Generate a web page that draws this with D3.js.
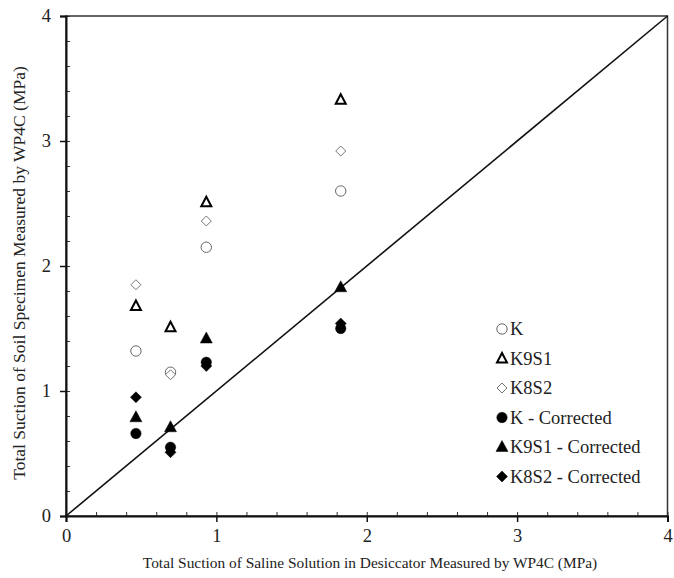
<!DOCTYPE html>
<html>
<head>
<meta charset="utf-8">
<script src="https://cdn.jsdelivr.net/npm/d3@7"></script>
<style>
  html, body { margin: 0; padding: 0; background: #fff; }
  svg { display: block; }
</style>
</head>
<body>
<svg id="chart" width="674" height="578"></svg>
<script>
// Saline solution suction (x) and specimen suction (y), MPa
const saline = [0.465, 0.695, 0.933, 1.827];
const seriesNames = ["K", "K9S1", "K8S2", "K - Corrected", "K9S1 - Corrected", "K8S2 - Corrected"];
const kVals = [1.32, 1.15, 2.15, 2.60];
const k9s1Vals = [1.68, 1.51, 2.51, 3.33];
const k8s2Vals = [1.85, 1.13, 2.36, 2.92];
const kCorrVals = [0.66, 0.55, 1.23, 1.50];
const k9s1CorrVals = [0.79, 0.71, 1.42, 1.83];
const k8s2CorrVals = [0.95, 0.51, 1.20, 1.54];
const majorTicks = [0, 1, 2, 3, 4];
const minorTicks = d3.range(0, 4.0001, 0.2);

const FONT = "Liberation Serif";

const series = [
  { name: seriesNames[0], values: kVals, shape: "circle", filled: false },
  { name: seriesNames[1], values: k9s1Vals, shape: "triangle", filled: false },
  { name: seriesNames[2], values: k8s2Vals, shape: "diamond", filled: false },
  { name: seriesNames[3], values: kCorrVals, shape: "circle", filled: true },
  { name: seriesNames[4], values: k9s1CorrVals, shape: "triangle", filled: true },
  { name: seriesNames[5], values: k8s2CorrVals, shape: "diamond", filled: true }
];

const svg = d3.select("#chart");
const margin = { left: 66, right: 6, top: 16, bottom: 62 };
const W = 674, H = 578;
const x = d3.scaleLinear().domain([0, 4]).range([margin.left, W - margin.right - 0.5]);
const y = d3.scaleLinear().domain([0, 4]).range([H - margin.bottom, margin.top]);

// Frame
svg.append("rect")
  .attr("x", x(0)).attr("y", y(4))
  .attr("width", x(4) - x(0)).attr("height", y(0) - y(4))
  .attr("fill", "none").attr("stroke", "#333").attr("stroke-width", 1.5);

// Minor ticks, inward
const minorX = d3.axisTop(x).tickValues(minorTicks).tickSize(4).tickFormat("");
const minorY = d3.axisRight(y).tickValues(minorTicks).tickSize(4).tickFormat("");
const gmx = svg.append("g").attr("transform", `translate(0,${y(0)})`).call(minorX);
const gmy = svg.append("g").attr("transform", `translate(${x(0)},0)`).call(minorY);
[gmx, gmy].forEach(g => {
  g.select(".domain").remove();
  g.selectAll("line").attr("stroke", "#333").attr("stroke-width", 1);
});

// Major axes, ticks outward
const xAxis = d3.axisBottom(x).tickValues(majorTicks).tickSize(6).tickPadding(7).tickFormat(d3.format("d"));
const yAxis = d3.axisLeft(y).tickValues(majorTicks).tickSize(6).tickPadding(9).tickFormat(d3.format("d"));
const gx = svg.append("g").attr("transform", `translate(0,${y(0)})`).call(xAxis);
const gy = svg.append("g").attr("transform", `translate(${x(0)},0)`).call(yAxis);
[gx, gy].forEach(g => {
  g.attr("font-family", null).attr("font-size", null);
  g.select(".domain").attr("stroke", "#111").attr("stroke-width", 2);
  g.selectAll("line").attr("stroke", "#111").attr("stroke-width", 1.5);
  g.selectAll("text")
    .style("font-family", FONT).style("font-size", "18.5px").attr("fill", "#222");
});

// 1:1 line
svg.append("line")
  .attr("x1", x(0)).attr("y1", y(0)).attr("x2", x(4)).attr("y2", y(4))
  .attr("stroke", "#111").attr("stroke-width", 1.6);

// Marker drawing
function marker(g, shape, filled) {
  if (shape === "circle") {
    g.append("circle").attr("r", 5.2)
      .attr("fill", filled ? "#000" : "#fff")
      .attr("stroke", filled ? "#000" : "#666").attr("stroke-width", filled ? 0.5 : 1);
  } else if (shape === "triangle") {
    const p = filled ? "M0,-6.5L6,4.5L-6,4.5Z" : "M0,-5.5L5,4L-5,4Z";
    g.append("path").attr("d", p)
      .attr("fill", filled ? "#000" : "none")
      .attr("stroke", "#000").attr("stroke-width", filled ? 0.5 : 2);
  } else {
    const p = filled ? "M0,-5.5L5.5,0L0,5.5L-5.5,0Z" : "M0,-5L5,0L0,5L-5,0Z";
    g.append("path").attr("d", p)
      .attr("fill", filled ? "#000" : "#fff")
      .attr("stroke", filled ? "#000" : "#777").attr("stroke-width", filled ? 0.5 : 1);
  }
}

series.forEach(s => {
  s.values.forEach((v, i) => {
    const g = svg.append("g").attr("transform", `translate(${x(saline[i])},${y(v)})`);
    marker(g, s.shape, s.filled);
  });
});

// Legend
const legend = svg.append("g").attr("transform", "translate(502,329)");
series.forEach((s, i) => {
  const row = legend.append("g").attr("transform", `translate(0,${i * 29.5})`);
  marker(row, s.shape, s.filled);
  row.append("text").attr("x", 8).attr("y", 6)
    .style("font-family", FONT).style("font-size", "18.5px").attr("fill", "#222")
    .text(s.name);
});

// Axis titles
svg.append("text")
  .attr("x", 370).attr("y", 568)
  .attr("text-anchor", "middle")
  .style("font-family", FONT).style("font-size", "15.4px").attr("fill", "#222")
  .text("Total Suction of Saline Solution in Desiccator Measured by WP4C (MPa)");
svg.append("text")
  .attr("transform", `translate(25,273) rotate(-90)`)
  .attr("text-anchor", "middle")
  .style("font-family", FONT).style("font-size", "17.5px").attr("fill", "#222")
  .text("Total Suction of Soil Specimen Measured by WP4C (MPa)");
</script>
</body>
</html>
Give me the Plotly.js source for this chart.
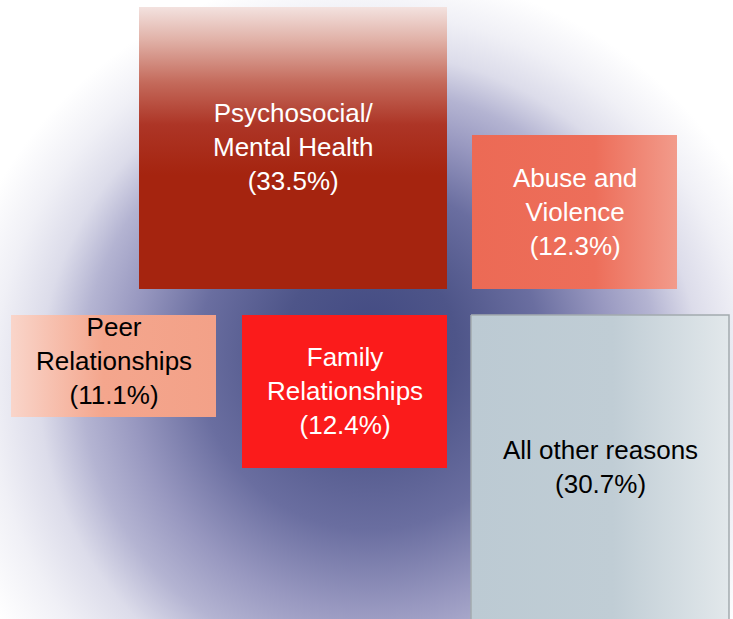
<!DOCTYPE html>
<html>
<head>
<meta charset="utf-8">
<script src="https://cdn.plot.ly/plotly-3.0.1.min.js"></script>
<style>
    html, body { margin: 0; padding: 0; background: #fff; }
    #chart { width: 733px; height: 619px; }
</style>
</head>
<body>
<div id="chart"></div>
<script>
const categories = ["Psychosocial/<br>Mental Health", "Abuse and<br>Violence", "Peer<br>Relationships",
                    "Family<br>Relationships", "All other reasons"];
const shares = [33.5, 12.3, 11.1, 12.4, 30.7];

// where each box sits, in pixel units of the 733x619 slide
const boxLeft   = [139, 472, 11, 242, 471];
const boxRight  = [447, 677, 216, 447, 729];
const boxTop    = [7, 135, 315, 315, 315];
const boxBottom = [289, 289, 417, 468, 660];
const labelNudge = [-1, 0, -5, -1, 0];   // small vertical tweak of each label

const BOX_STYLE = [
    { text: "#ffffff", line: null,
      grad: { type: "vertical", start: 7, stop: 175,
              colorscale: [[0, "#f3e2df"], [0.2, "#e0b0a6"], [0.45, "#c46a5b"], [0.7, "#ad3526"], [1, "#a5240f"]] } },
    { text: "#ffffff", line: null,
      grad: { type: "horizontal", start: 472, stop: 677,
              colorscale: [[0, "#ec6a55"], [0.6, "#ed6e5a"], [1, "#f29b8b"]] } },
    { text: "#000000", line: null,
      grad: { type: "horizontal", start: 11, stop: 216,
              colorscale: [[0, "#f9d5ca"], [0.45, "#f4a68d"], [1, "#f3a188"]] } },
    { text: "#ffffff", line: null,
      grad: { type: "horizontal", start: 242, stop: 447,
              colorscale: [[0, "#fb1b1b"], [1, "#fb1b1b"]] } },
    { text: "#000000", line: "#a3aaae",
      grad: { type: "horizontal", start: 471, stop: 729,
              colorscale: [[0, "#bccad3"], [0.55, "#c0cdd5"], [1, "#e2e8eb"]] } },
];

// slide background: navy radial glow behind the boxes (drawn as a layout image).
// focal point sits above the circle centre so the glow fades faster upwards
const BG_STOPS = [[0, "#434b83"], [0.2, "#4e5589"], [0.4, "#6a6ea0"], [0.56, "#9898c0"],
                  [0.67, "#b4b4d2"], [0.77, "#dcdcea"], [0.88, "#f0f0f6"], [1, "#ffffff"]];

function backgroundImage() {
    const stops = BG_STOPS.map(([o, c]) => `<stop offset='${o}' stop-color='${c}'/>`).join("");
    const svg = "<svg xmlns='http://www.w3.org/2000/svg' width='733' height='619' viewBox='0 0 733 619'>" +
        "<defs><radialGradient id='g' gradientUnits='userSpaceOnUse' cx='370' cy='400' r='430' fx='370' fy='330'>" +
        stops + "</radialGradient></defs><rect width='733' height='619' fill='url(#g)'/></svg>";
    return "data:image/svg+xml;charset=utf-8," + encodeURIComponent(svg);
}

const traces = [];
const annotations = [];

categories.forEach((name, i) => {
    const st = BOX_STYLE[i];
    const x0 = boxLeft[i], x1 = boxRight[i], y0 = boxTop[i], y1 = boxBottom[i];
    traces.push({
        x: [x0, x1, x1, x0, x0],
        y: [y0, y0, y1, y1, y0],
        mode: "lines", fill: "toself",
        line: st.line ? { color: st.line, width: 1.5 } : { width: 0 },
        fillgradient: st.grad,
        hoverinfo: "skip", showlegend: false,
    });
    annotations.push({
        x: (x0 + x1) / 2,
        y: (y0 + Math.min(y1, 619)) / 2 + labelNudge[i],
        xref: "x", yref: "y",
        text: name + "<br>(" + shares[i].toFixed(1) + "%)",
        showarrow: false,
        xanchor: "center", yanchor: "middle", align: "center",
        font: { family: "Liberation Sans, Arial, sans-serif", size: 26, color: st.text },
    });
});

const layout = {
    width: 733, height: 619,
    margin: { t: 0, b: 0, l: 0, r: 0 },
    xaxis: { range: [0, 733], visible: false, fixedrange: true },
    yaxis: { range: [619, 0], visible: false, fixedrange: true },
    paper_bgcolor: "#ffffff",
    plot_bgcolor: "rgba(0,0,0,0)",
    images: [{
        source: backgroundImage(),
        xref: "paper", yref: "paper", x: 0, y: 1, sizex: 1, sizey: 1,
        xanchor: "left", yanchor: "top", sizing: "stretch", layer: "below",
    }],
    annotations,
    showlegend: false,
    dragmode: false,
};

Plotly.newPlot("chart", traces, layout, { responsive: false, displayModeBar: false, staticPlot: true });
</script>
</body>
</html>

§ §

**Task objective**
Start at the line that contains "Give me the Plotly.js source for this chart.", stop at the line that contains "const shares = [33.5, 12.3, 11.1, 12.4, 30.7];", and reproduce each line in that stretch exactly. Pictures are excluded.

**Completed exercise**
Give me the Plotly.js source for this chart.
<!DOCTYPE html>
<html>
<head>
<meta charset="utf-8">
<script src="https://cdn.plot.ly/plotly-3.0.1.min.js"></script>
<style>
    html, body { margin: 0; padding: 0; background: #fff; }
    #chart { width: 733px; height: 619px; }
</style>
</head>
<body>
<div id="chart"></div>
<script>
const categories = ["Psychosocial/<br>Mental Health", "Abuse and<br>Violence", "Peer<br>Relationships",
                    "Family<br>Relationships", "All other reasons"];
const shares = [33.5, 12.3, 11.1, 12.4, 30.7];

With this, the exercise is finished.